Jaipur, June 1 (Calcutta Tube) Rajasthan’s scorching summer is taking its toll, and not just on people wilting in the heat. With water drying up in ponds and reservoirs across Rajasthan, there are alarming reports of monkeys, chinkaras and cheetal deer dying as they stray out of their habitat into nearby villages.
In the last three days at least 13 monkeys have died because of water scarcity in the last three days in Shahabad in Baran district, close to the famous Ranthambore National Park, about 230 km from here.
‘Monkeys from nearby forest areas are coming here searching for water. In the last three days, 13 monkeys have died near the area,’ Ramesh, who lives near the Tapaswi Ji Ki Bageehci area of Shahabad town, told IANS.
Similar reports have come in from the border district of Barmer where various species of deer are commonly found. As many as 22 chinkaras, or gazelles, died of dehydration after they were unable to find drinking water.
‘Rajasthan’s forest department has failed to take care of the wild animals. Over 22 chinkaras have died due to water scarcity in Barmer and reports coming in from other parts of Rajasthan also indicate deaths of animals due to water shortage,’ said Naresh Kadyan, representative of the NGO International Organisation for Animal Protection in India.
He said urgent steps were required to save these animals.
There have also been reports of cheetals, the Indian spotted deer, dying in a forest in Chittorgarh district over the last few days.

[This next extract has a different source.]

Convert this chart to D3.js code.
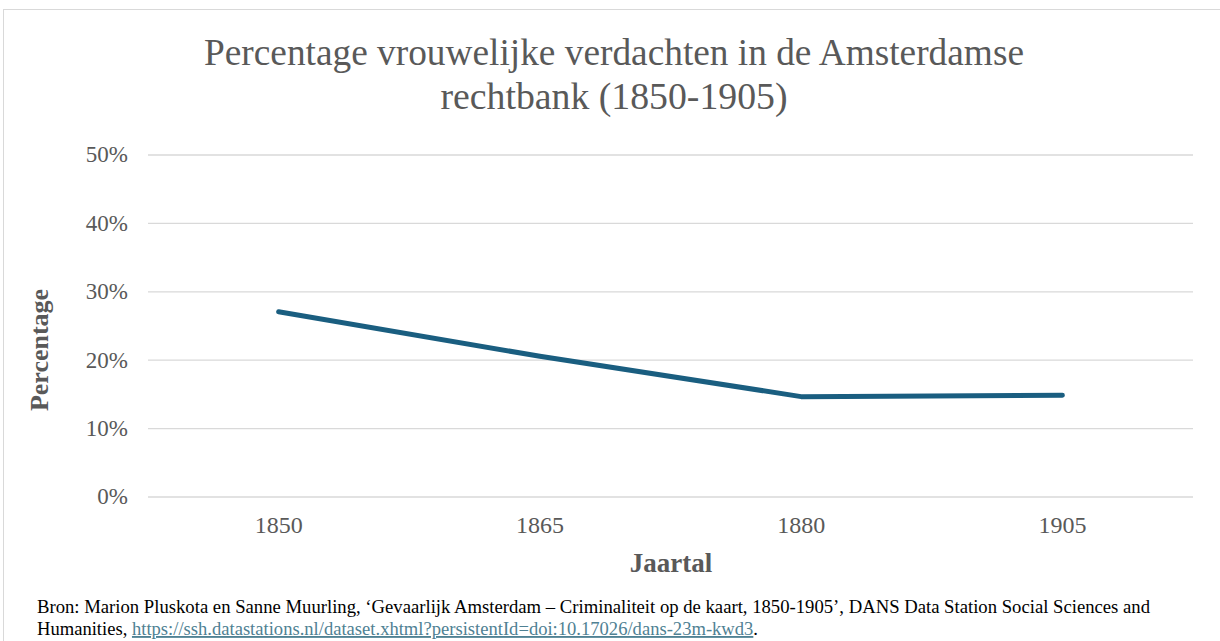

‘Eleven cheetals have died in a small forest near Chittorgarh fort in the last five-seven days,’ added Babulal Jaju, in-charge of the NGO People for Animals (PFA) in Rajasthan.
He has written a letter to union Environment and Forests Minister Jairam Ramesh, requesting him to institute an inquiry into the cause of animal deaths so that this problem does not occur in the future.
He said the state government should make proper arrangements for water in the areas where these animals live.
Soaring temperatures have made water so hard to come by in Rajasthan’s sanctuaries that wild animals are straying into nearby villages in search for it and migratory birds are giving the area a miss.
India’s desert state boasts of two tiger projects, one bird sanctuary and 25 wildlife sanctuaries. These protected areas offer great eco-tourism opportunities for both domestic and foreign tourists.
Animal rights activists are not fully convinced with the forest department’s plan for supplying water through tankers and tubewells.
‘Some of the wildlife reserves and parks are facing an acute water shortage this summer,’ Jaju said.
He said measures adopted by the state government were few.
Due to the heat wave, several small water reservoirs have become parched while others are on the brink of drying up.
‘Can water by tankers ease the crisis? The animals need water not only for drinking but also for playing and bathing. The state government should have tried to make arrangements earlier and in a much better way so that these wild animals do not suffer,’ Jaju said.